İstediği mesaj vermek olan futbolcunun elinde sanki bu mesajını ulaştıracağı başka mecra yokmuş gibi bu işe bu kadar kafayı takması enteresan. Hocasına koşan, yedek oyunculara koşan, takım arkadaşlarıyla kutlayan, takım arkadaşlarını yanında istemeyen, seyirciye koşan (ki bu da sahayı izinsiz terketmek olduğundan cezası sarı kart), her golü atan başka bir alemde. Vereceği mesajı farklı görsel araçlarla süslemek isteyenler ise hazırlıklarını önceden yaptırıp, forma altına konuya uygun t-shirt giymeyi tercih ediyolarlardı, ta ki yasaklanana kadar.
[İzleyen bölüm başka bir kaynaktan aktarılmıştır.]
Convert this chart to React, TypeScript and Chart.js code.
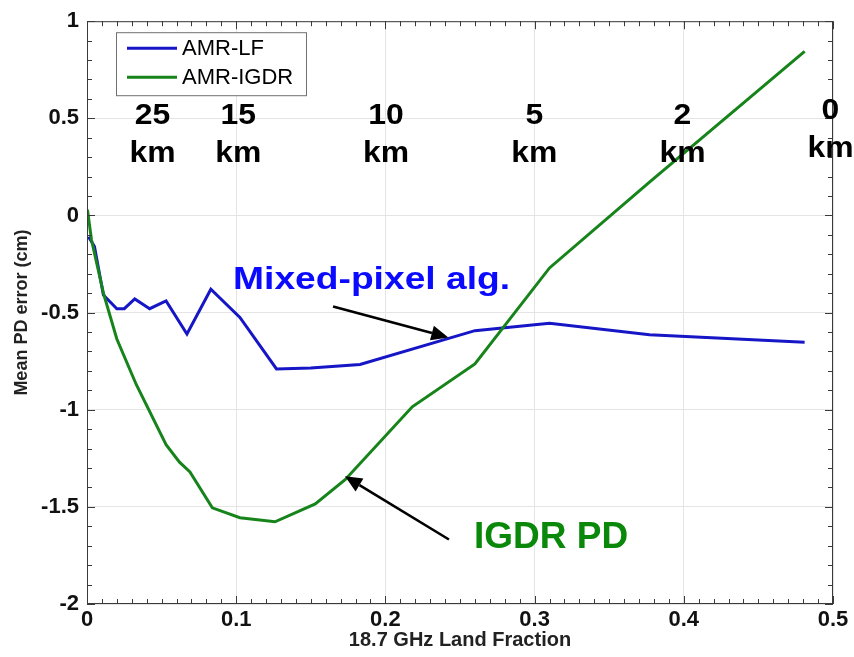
import { useEffect, useRef } from 'react';
import { Chart, registerables } from 'chart.js';

Chart.register(...registerables);

// ---- data ----
const seriesNames = ['AMR-LF', 'AMR-IGDR'];

const lfX = [0.001, 0.005, 0.011, 0.020, 0.025, 0.032, 0.042, 0.053, 0.067, 0.083, 0.1025, 0.127, 0.15, 0.183, 0.26, 0.31, 0.377, 0.481];
const lfY = [-0.11, -0.16, -0.41, -0.48, -0.48, -0.43, -0.48, -0.44, -0.61, -0.38, -0.525, -0.79, -0.785, -0.767, -0.593, -0.555, -0.614, -0.653];

const igdrX = [0.0003, 0.003, 0.011, 0.020, 0.033, 0.053, 0.062, 0.069, 0.084, 0.1025, 0.126, 0.153, 0.173, 0.218, 0.26, 0.31, 0.377, 0.481];
const igdrY = [0.03, -0.125, -0.40, -0.636, -0.87, -1.18, -1.27, -1.32, -1.505, -1.556, -1.577, -1.485, -1.36, -0.985, -0.764, -0.27, 0.172, 0.845];

const kmNumbers = ['25', '15', '10', '5', '2', '0'];
const kmUnit = 'km';
const kmAtX = [0.0439, 0.1014, 0.2004, 0.2998, 0.3991, 0.4983];

const xTitle = '18.7 GHz Land Fraction';
const yTitle = 'Mean PD error (cm)';
const mixedLabel = 'Mixed-pixel alg.';
const igdrLabel = 'IGDR PD';

// ---- styles ----
const FONT = "'Liberation Sans', Arial, Helvetica, sans-serif";
const BLUE = '#1616c6';
const GREEN = '#16841a';
const TEXT_BLUE = '#0a0aff';
const TEXT_GREEN = '#0a880a';

const fmt = (v: number) => String(Math.round(v * 100) / 100);

function drawArrow(ctx: CanvasRenderingContext2D, x1: number, y1: number, x2: number, y2: number) {
  const ang = Math.atan2(y2 - y1, x2 - x1);
  const hl = 17, hw = 7.5;
  const bx = x2 - hl * Math.cos(ang);
  const by = y2 - hl * Math.sin(ang);
  ctx.save();
  ctx.strokeStyle = '#000';
  ctx.fillStyle = '#000';
  ctx.lineWidth = 2.6;
  ctx.beginPath();
  ctx.moveTo(x1, y1);
  ctx.lineTo(bx, by);
  ctx.stroke();
  ctx.beginPath();
  ctx.moveTo(x2, y2);
  ctx.lineTo(bx + hw * Math.sin(ang), by - hw * Math.cos(ang));
  ctx.lineTo(bx - hw * Math.sin(ang), by + hw * Math.cos(ang));
  ctx.closePath();
  ctx.fill();
  ctx.restore();
}

function stretchText(ctx: CanvasRenderingContext2D, text: string, x: number, y: number, sx: number, align: CanvasTextAlign) {
  ctx.save();
  ctx.translate(x, y);
  ctx.scale(sx, 1);
  ctx.textAlign = align;
  ctx.textBaseline = 'alphabetic';
  ctx.fillText(text, 0, 0);
  ctx.restore();
}

const overlayPlugin = {
  id: 'overlay',
  afterDatasetsDraw(chart: any) {
    const { ctx, chartArea: a, scales } = chart;
    const x = scales.x;
    const y = scales.y;
    ctx.save();
    // box + inward ticks
    ctx.strokeStyle = '#3a3a3a';
    ctx.lineWidth = 1;
    ctx.beginPath();
    for (let i = 0; i <= 50; i++) {
      const px = Math.round(x.getPixelForValue(i / 100)) + 0.5;
      const len = i % 10 === 0 ? 8 : 5;
      ctx.moveTo(px, a.bottom);
      ctx.lineTo(px, a.bottom - len);
      ctx.moveTo(px, a.top);
      ctx.lineTo(px, a.top + len);
    }
    for (let i = -20; i <= 10; i++) {
      const py = Math.round(y.getPixelForValue(i / 10)) + 0.5;
      const len = i % 5 === 0 ? 8 : 5;
      ctx.moveTo(a.left, py);
      ctx.lineTo(a.left + len, py);
      ctx.moveTo(a.right, py);
      ctx.lineTo(a.right - len, py);
    }
    ctx.stroke();
    ctx.strokeRect(a.left + 0.5, a.top + 0.5, a.right - a.left - 1, a.bottom - a.top - 1);

    // legend
    const lx = a.left + 29, ly = a.top + 11, lw = 190, lh = 63;
    ctx.fillStyle = '#fff';
    ctx.fillRect(lx, ly, lw, lh);
    ctx.strokeStyle = '#707070';
    ctx.strokeRect(lx + 0.5, ly + 0.5, lw, lh);
    const colors = [BLUE, GREEN];
    seriesNames.forEach((name, i) => {
      const yy = ly + 16 + i * 29;
      ctx.strokeStyle = colors[i];
      ctx.lineWidth = 3;
      ctx.beginPath();
      ctx.moveTo(lx + 11, yy);
      ctx.lineTo(lx + 61, yy);
      ctx.stroke();
      ctx.fillStyle = '#000';
      ctx.font = `22px ${FONT}`;
      ctx.textAlign = 'left';
      ctx.textBaseline = 'middle';
      ctx.fillText(name, lx + 66, yy + 1);
    });

    // km labels
    ctx.fillStyle = '#000';
    ctx.font = `bold 29px ${FONT}`;
    kmNumbers.forEach((n, i) => {
      const cx = x.getPixelForValue(kmAtX[i]);
      const last = i === kmNumbers.length - 1;
      const yNum = y.getPixelForValue(last ? 0.495 : 0.469);
      const yKm = y.getPixelForValue(last ? 0.301 : 0.2755);
      stretchText(ctx, n, cx, yNum, 1.1, 'center');
      stretchText(ctx, kmUnit, cx, yKm, 1.1, 'center');
    });

    // annotations
    ctx.font = `bold 31px ${FONT}`;
    ctx.fillStyle = TEXT_BLUE;
    stretchText(ctx, mixedLabel, x.getPixelForValue(0.0979), y.getPixelForValue(-0.378), 1.2, 'left');
    ctx.font = `bold 37px ${FONT}`;
    ctx.fillStyle = TEXT_GREEN;
    stretchText(ctx, igdrLabel, x.getPixelForValue(0.2594), y.getPixelForValue(-1.714), 1.0, 'left');

    drawArrow(ctx, x.getPixelForValue(0.1649), y.getPixelForValue(-0.469), x.getPixelForValue(0.2422), y.getPixelForValue(-0.628));
    drawArrow(ctx, x.getPixelForValue(0.2426), y.getPixelForValue(-1.668), x.getPixelForValue(0.1729), y.getPixelForValue(-1.342));
    ctx.restore();
  },
};

export default function App() {
  const ref = useRef<HTMLCanvasElement | null>(null);
  useEffect(() => {
    if (!ref.current) return;
    const chart = new Chart(ref.current, {
      type: 'line',
      data: {
        datasets: [
          {
            label: seriesNames[0],
            data: lfX.map((v, i) => ({ x: v, y: lfY[i] })),
            borderColor: BLUE,
            borderWidth: 3,
            pointRadius: 0,
            tension: 0,
            fill: false,
            order: 1,
          },
          {
            label: seriesNames[1],
            data: igdrX.map((v, i) => ({ x: v, y: igdrY[i] })),
            borderColor: GREEN,
            borderWidth: 3,
            pointRadius: 0,
            tension: 0,
            fill: false,
            order: 0,
          },
        ],
      },
      options: {
        animation: false,
        responsive: true,
        maintainAspectRatio: false,
        layout: { padding: { top: 16, right: 21, left: 0, bottom: 0 } },
        plugins: { legend: { display: false }, tooltip: { enabled: false } },
        scales: {
          x: {
            type: 'linear',
            min: 0,
            max: 0.5,
            ticks: { stepSize: 0.1, color: '#111', font: { family: FONT, size: 22, weight: 'bold' }, padding: 3, maxRotation: 0, autoSkip: false, callback: (v: any) => fmt(Number(v)) },
            grid: { color: '#e4e4e4', drawTicks: false },
            border: { display: false },
            title: { display: true, text: xTitle, color: '#222', font: { family: FONT, size: 20, weight: 'bold' }, padding: { top: 0, bottom: 5 } },
            afterFit(s: any) { s.height = 53; },
          },
          y: {
            type: 'linear',
            min: -2,
            max: 1,
            ticks: { stepSize: 0.5, color: '#111', font: { family: FONT, size: 22, weight: 'bold' }, padding: 8, callback: (v: any) => fmt(Number(v)) },
            grid: { color: '#e4e4e4', drawTicks: false },
            border: { display: false },
            title: { display: true, text: yTitle, color: '#222', font: { family: FONT, size: 18, weight: 'bold' }, padding: { top: 11, bottom: 0 } },
            afterFit(s: any) { s.width = 87; },
          },
        },
      },
      plugins: [overlayPlugin],
    } as any);
    return () => chart.destroy();
  }, []);
  return (
    <div style={{ position: 'fixed', left: 0, top: 0, width: 854, height: 657, background: '#fff' }}>
      <canvas ref={ref} />
    </div>
  );
}
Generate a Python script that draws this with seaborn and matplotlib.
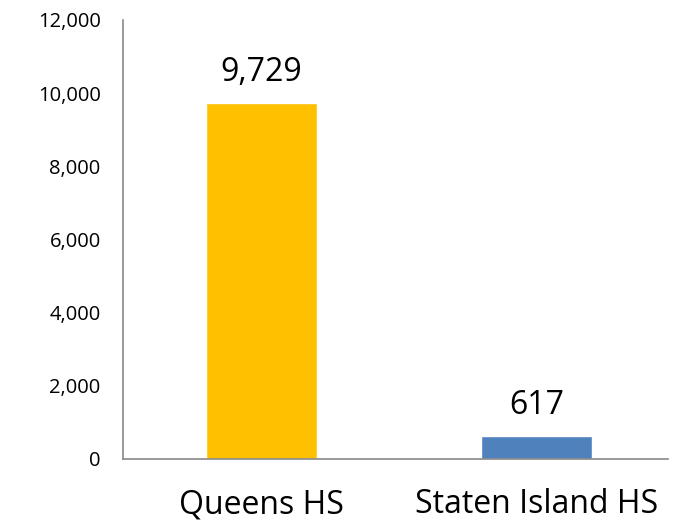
import matplotlib
matplotlib.use("Agg")
import matplotlib.pyplot as plt
import seaborn as sns
import pandas as pd
from matplotlib.ticker import FuncFormatter

categories = ["Queens HS", "Staten Island HS"]
values = [9729, 617]
colors = ["#FFC000", "#4F81BD"]
yticks = [0, 2000, 4000, 6000, 8000, 10000, 12000]

sns.set_theme(style="white")
plt.rcParams["font.family"] = ["Open Sans", "DejaVu Sans"]

df = pd.DataFrame({"cat": categories, "val": values})

fig = plt.figure(figsize=(6.75, 5.22), dpi=100)
ax = fig.add_axes([0.182, 0.121, 0.808, 0.841])
sns.barplot(data=df, x="cat", y="val", hue="cat", palette=colors, legend=False,
            width=0.404, saturation=1, ax=ax)

ax.set_ylim(0, 12000)
ax.set_xlim(-0.504, 1.478)
ax.set_yticks(yticks)
ax.yaxis.set_major_formatter(FuncFormatter(lambda v, p: f"{int(v):,}"))
ax.set_xlabel("")
ax.set_ylabel("")
ax.tick_params(axis="y", labelsize=14.5, length=0, pad=16, labelcolor="black")
ax.tick_params(axis="x", labelsize=23, length=0, pad=21, labelcolor="black")
for s in ["top", "right"]:
    ax.spines[s].set_visible(False)
for s in ["left", "bottom"]:
    ax.spines[s].set_color("#898989")
    ax.spines[s].set_linewidth(1.2)

for i, v in enumerate(values):
    ax.annotate(f"{v:,}", (i, v), xytext=(0, 16), textcoords="offset points",
                ha="center", va="baseline", fontsize=23, color="black")

fig.savefig("out.png", dpi=100)
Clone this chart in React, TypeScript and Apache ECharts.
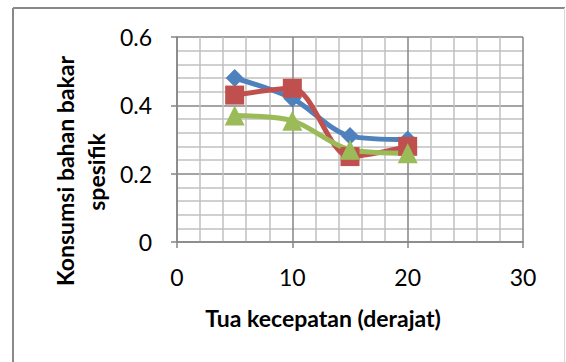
import React, { useEffect, useRef } from "react";
import * as echarts from "echarts";

const xValues = [5, 10, 15, 20];
const seriesBlue = [0.48, 0.42, 0.31, 0.3];
const seriesRed = [0.43, 0.45, 0.25, 0.28];
const seriesGreen = [0.37, 0.355, 0.27, 0.26];
const xTitle = "Tua kecepatan (derajat)";
const yTitleLines = ["Konsumsi bahan bakar", "spesifik"];

const FONT = "Lato, 'Liberation Sans', sans-serif";

export default function App() {
  const ref = useRef<HTMLDivElement>(null);
  useEffect(() => {
    if (!ref.current) return;
    const chart = echarts.init(ref.current, undefined, { renderer: "svg" });
    const pair = (vals: number[]) => xValues.map((x, i) => [x, vals[i]]);
    const mkSeries = (name: string, vals: number[], color: string, symbol: string, size: number) => ({
      name,
      type: "line",
      data: pair(vals),
      smooth: 0.3,
      symbol,
      symbolSize: size,
      lineStyle: { color, width: 5 },
      itemStyle: { color },
    });
    const axisCommon = {
      axisLine: { show: true, lineStyle: { color: "#868686", width: 1.5 } },
      axisTick: { show: true, length: 6, inside: false, lineStyle: { color: "#868686", width: 1.5 } },
      splitLine: { show: true, lineStyle: { color: "#868686", width: 1.5 } },
      minorTick: { show: false, splitNumber: 5 },
      minorSplitLine: { show: true, lineStyle: { color: "#c0c0c0", width: 1.5 } },
    };
    chart.setOption({
      animation: false,
      backgroundColor: "#ffffff",
      grid: { left: 177, top: 37, right: 43, bottom: 120 },
      xAxis: {
        type: "value",
        min: 0,
        max: 30,
        interval: 10,
        ...axisCommon,
        axisLabel: { color: "#000", fontSize: 23, fontFamily: FONT, margin: 23 },
      },
      yAxis: {
        type: "value",
        min: 0,
        max: 0.6,
        interval: 0.2,
        ...axisCommon,
        axisLabel: { color: "#000", fontSize: 23, fontFamily: FONT, margin: 25 },
      },
      series: [
        mkSeries("A", seriesBlue, "#4F81BD", "diamond", 18),
        mkSeries("B", seriesRed, "#C0504D", "rect", 19),
        mkSeries("C", seriesGreen, "#9BBB59", "triangle", 20),
      ],
      graphic: [
        { type: "line", shape: { x1: 13, y1: 8, x2: 13, y2: 362 }, style: { stroke: "#898989", lineWidth: 2 } },
        { type: "line", shape: { x1: 13, y1: 8, x2: 565, y2: 8 }, style: { stroke: "#898989", lineWidth: 2 } },
        { type: "line", shape: { x1: 564.5, y1: 8, x2: 564.5, y2: 362 }, style: { stroke: "#d9d9d9", lineWidth: 1 } },
        {
          type: "text",
          x: 323,
          y: 318,
          style: {
            text: xTitle,
            font: `bold 23px ${FONT}`,
            fill: "#000",
            align: "center",
            verticalAlign: "middle",
          },
        },
        {
          type: "text",
          x: 65,
          y: 171,
          rotation: Math.PI / 2,
          style: {
            text: yTitleLines[0],
            font: `bold 23px ${FONT}`,
            fill: "#000",
            align: "center",
            verticalAlign: "middle",
          },
        },
        {
          type: "text",
          x: 96,
          y: 172,
          rotation: Math.PI / 2,
          style: {
            text: yTitleLines[1],
            font: `bold 23px ${FONT}`,
            fill: "#000",
            align: "center",
            verticalAlign: "middle",
          },
        },
      ],
    });
    return () => chart.dispose();
  }, []);
  return <div ref={ref} style={{ position: "fixed", left: 0, top: 0, width: 566, height: 362 }} />;
}
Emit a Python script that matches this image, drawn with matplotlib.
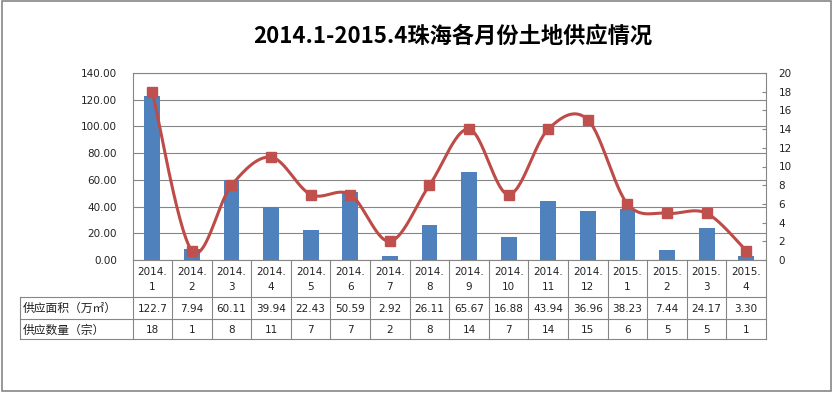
import matplotlib
matplotlib.use("Agg")
import matplotlib.pyplot as plt
import numpy as np
from matplotlib.lines import Line2D
from matplotlib.patches import Rectangle
from matplotlib.transforms import blended_transform_factory

title = "2014.1-2015.4珠海各月份土地供应情况"
years = ["2014."] * 12 + ["2015."] * 4
months = ["1", "2", "3", "4", "5", "6", "7", "8", "9", "10", "11", "12", "1", "2", "3", "4"]
area_labels = ["122.7", "7.94", "60.11", "39.94", "22.43", "50.59", "2.92", "26.11",
               "65.67", "16.88", "43.94", "36.96", "38.23", "7.44", "24.17", "3.30"]
area = [122.7, 7.94, 60.11, 39.94, 22.43, 50.59, 2.92, 26.11,
        65.67, 16.88, 43.94, 36.96, 38.23, 7.44, 24.17, 3.30]
count = [18, 1, 8, 11, 7, 7, 2, 8, 14, 7, 14, 15, 6, 5, 5, 1]
row_labels = ["供应面积（万㎡）", "供应数量（宗）"]
left_ticks = [0, 20, 40, 60, 80, 100, 120, 140]
right_ticks = [0, 2, 4, 6, 8, 10, 12, 14, 16, 18, 20]

W, H = 832, 393
fig = plt.figure(figsize=(W / 100, H / 100), dpi=100)
fig.patch.set_facecolor("white")

def fx(px):
    return px / W

def fy(px):
    return 1 - px / H

L, R, T, B = 132.5, 766, 73, 260
ax = fig.add_axes([fx(L), fy(B), fx(R) - fx(L), fy(T) - fy(B)])
n = len(area)
x = np.arange(n)
ax.set_xlim(-0.5, n - 0.5)
ax.set_ylim(0, 140)
ax.set_yticks(left_ticks)
ax.set_yticklabels([f"{v:.2f}" for v in left_ticks], fontsize=7.5, color="#222222")
ax.tick_params(axis="y", length=0, pad=11)
ax.set_xticks([])
ax.yaxis.grid(True, color="#868686", linewidth=0.8)
ax.set_axisbelow(True)
for s in ax.spines.values():
    s.set_color("#868686")
    s.set_linewidth(0.8)

ax.bar(x, area, width=0.4, color="#4F81BD", zorder=2)

ax2 = ax.twinx()
ax2.set_ylim(0, 20)
ax2.set_yticks(right_ticks)
ax2.set_yticklabels([str(v) for v in right_ticks], fontsize=7.5, color="#222222")
ax2.tick_params(axis="y", direction="in", length=3, color="#868686", pad=9)
for s in ax2.spines.values():
    s.set_visible(False)

# Excel-style smoothed line (Catmull-Rom Bezier)
ys = np.array(count, dtype=float)
xs = x.astype(float)
px_ = np.concatenate([[xs[0]], xs, [xs[-1]]])
py_ = np.concatenate([[ys[0]], ys, [ys[-1]]])
cx, cy = [], []
t = np.linspace(0, 1, 30)
for i in range(1, len(px_) - 2):
    p0 = np.array([px_[i], py_[i]])
    p3 = np.array([px_[i + 1], py_[i + 1]])
    p1 = p0 + (np.array([px_[i + 1], py_[i + 1]]) - np.array([px_[i - 1], py_[i - 1]])) / 6
    p2 = p3 - (np.array([px_[i + 2], py_[i + 2]]) - np.array([px_[i], py_[i]])) / 6
    seg = ((1 - t) ** 3)[:, None] * p0 + (3 * (1 - t) ** 2 * t)[:, None] * p1 + \
          (3 * (1 - t) * t ** 2)[:, None] * p2 + (t ** 3)[:, None] * p3
    cx.extend(seg[:, 0]); cy.extend(seg[:, 1])
ax2.plot(cx, cy, color="#BE4B48", linewidth=2.2, zorder=3, clip_on=False)
ax2.plot(x, count, linestyle="none", marker="s", markersize=7, color="#C0504D", zorder=4, clip_on=False)

# Title
fig.text(fx(453), fy(36), title, ha="center", va="center", fontsize=16, fontweight="bold",
         family=["Noto Sans CJK SC", "DejaVu Sans"], color="black")

# Data table
trans = blended_transform_factory(ax.transData, fig.transFigure)
gc = "#868686"
for i in range(n + 1):
    fig.add_artist(Line2D([i - 0.5, i - 0.5], [fy(B), fy(339)], transform=trans, color=gc, linewidth=0.8))
fig.add_artist(Line2D([fx(19.5), fx(19.5)], [fy(297), fy(339)], transform=fig.transFigure, color=gc, linewidth=0.8))
for yy in [297, 319, 339]:
    fig.add_artist(Line2D([fx(19.5), fx(R)], [fy(yy), fy(yy)], transform=fig.transFigure, color=gc, linewidth=0.8))

for i in range(n):
    fig.text(i, fy(272), years[i], transform=trans, ha="center", va="center", fontsize=7.5, color="#222222")
    fig.text(i, fy(287), months[i], transform=trans, ha="center", va="center", fontsize=7.5, color="#222222")
    fig.text(i, fy(308.5), area_labels[i], transform=trans, ha="center", va="center", fontsize=7.5, color="#222222")
    fig.text(i, fy(330), str(count[i]), transform=trans, ha="center", va="center", fontsize=7.5, color="#222222")

fig.text(fx(23), fy(308.5), row_labels[0], ha="left", va="center", fontsize=8.5,
         family=["Noto Sans CJK SC", "DejaVu Sans"], color="#222222")
fig.text(fx(23), fy(330), row_labels[1], ha="left", va="center", fontsize=8.5,
         family=["Noto Sans CJK SC", "DejaVu Sans"], color="#222222")

# Outer chart border
fig.add_artist(Rectangle((fx(2), fy(391)), fx(829), fy(1) - fy(391), transform=fig.transFigure,
                         fill=False, edgecolor="#868686", linewidth=1.2))

fig.savefig("out.png", dpi=100)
Politik mesajlar da gündemden hiç düşmüyor. Anelka’nın geçen sezon yaptığı Yahudi karşıtı “quenelle” hareketi 5 maçla cezalandırıldı. Önceki sene AEK’dan Giorgos Katidis de Nazi selamı yaptığı için sezonun geri kalanı için AEK’dan, ömür boyu da milli takımdan men cezası almıştı. 2006’da Paolo di Canio da verdiği faşist selamı yüzünden cezalandırılmıştı. Emre Belözoğlu’nun yaptığı Rabia işareti hala çok taze. Son zamanların en ilginç ve çok yönlü mesaj gönderen gol sevinci ise şüphesiz Hababam referanslı tek ayak üzerinde duran Fenerbahçeli futbolculardı.
Henry’nin kale direğine dayanıp, “yine attım, çok sıkıcı” pozları, Cantona’nın herkesi aşağılayan bakışları, Klinsmann’ın kendini atıyor eleştirileriyle dalga geçerek kollarını yere açıp çimlerde kayma hareketi gibi pek çok sevinmekten ziyade imaja yönelik hareket saymak mümkün. Bu gol sevinçlerini kontrolsüz ve tehlikeli hareketlerle yapmaya çalışırken sakatlanan futbolcu da az değil. Futbolcuların altta kalanın canı çıksın diye birbirinin üzerine atlaması ya da diğerinin sırtına binmesi ufak tefek sakatlıklara yol açabiliyor.
Geçen sezon Galatasaray-Eskişehir maçında benzer bir sevinç sırasında sırtına atlayan Alex Telles’in dişiyle Sabri Sarıoğlu’nun kafası yarılmıştı. Tellere atlayıp parmağını koparan da var, golden sonra parende atarken sakatlanan da. Fenerbahçe’nin kalecisi Volkan Demirel ise Kadıköy’deki bir Galatasaray galibiyeti sonrası taraftarlarla sevincini paylaşırken formasını fırlatmak istemiş, omzu çıktığı için 1 aylık bir sakatlık yaşamıştı.
Gol sevinçlerinin oyunu renklendirdiği bir gerçek. Futbolcuların kendi imajlarına katkıda bulunmak adına orijinal gol sevinçleri bulup uygulamaları da doğal. Golün getirdiği heyecan ve coşkuyla mizansenlerdeki yapaylık arada farkedilmese de, galiba golden sonra içinden kopup gelen sevinci bastıramayan ve adeta kendini kaybederek, hesapsız kitapsız yaşayanlarsa sadece taraftarlar.